Data:
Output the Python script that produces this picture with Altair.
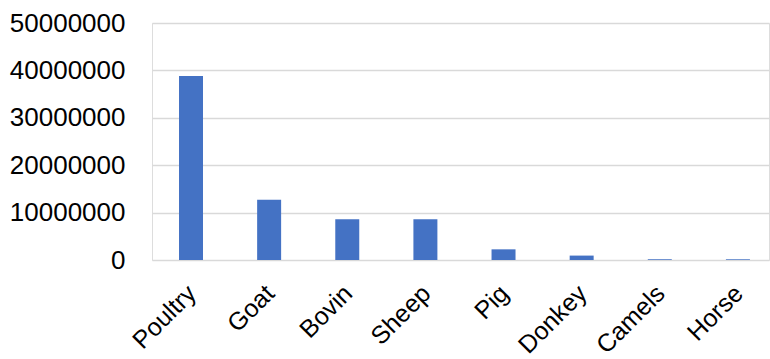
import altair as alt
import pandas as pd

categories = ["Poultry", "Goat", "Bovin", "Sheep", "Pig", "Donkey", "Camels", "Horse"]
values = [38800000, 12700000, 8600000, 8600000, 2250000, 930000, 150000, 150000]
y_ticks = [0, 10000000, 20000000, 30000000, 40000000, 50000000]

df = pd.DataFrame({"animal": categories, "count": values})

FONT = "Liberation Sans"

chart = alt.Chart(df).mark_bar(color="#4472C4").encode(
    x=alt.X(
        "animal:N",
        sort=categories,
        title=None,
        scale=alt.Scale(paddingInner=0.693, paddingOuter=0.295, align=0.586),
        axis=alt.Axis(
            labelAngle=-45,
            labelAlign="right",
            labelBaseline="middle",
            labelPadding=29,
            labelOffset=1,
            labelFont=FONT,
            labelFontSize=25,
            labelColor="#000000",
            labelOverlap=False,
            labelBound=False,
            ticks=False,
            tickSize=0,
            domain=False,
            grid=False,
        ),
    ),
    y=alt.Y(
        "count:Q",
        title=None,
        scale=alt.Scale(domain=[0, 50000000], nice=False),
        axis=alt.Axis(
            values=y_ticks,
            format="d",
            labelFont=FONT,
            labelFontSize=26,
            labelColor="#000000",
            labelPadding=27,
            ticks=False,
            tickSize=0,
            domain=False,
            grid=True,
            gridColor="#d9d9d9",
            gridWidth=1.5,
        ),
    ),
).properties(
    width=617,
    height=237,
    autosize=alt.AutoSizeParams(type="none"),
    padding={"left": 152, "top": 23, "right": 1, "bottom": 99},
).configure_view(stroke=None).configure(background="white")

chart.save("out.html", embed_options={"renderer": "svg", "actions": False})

Task to complete: Give an exact copy of the material, leaving out every picture.

Written answer:
Output the Python script that produces this picture with Altair.
import altair as alt
import pandas as pd

categories = ["Poultry", "Goat", "Bovin", "Sheep", "Pig", "Donkey", "Camels", "Horse"]
values = [38800000, 12700000, 8600000, 8600000, 2250000, 930000, 150000, 150000]
y_ticks = [0, 10000000, 20000000, 30000000, 40000000, 50000000]

df = pd.DataFrame({"animal": categories, "count": values})

FONT = "Liberation Sans"

chart = alt.Chart(df).mark_bar(color="#4472C4").encode(
    x=alt.X(
        "animal:N",
        sort=categories,
        title=None,
        scale=alt.Scale(paddingInner=0.693, paddingOuter=0.295, align=0.586),
        axis=alt.Axis(
            labelAngle=-45,
            labelAlign="right",
            labelBaseline="middle",
            labelPadding=29,
            labelOffset=1,
            labelFont=FONT,
            labelFontSize=25,
            labelColor="#000000",
            labelOverlap=False,
            labelBound=False,
            ticks=False,
            tickSize=0,
            domain=False,
            grid=False,
        ),
    ),
    y=alt.Y(
        "count:Q",
        title=None,
        scale=alt.Scale(domain=[0, 50000000], nice=False),
        axis=alt.Axis(
            values=y_ticks,
            format="d",
            labelFont=FONT,
            labelFontSize=26,
            labelColor="#000000",
            labelPadding=27,
            ticks=False,
            tickSize=0,
            domain=False,
            grid=True,
            gridColor="#d9d9d9",
            gridWidth=1.5,
        ),
    ),
).properties(
    width=617,
    height=237,
    autosize=alt.AutoSizeParams(type="none"),
    padding={"left": 152, "top": 23, "right": 1, "bottom": 99},
).configure_view(stroke=None).configure(background="white")

chart.save("out.html", embed_options={"renderer": "svg", "actions": False})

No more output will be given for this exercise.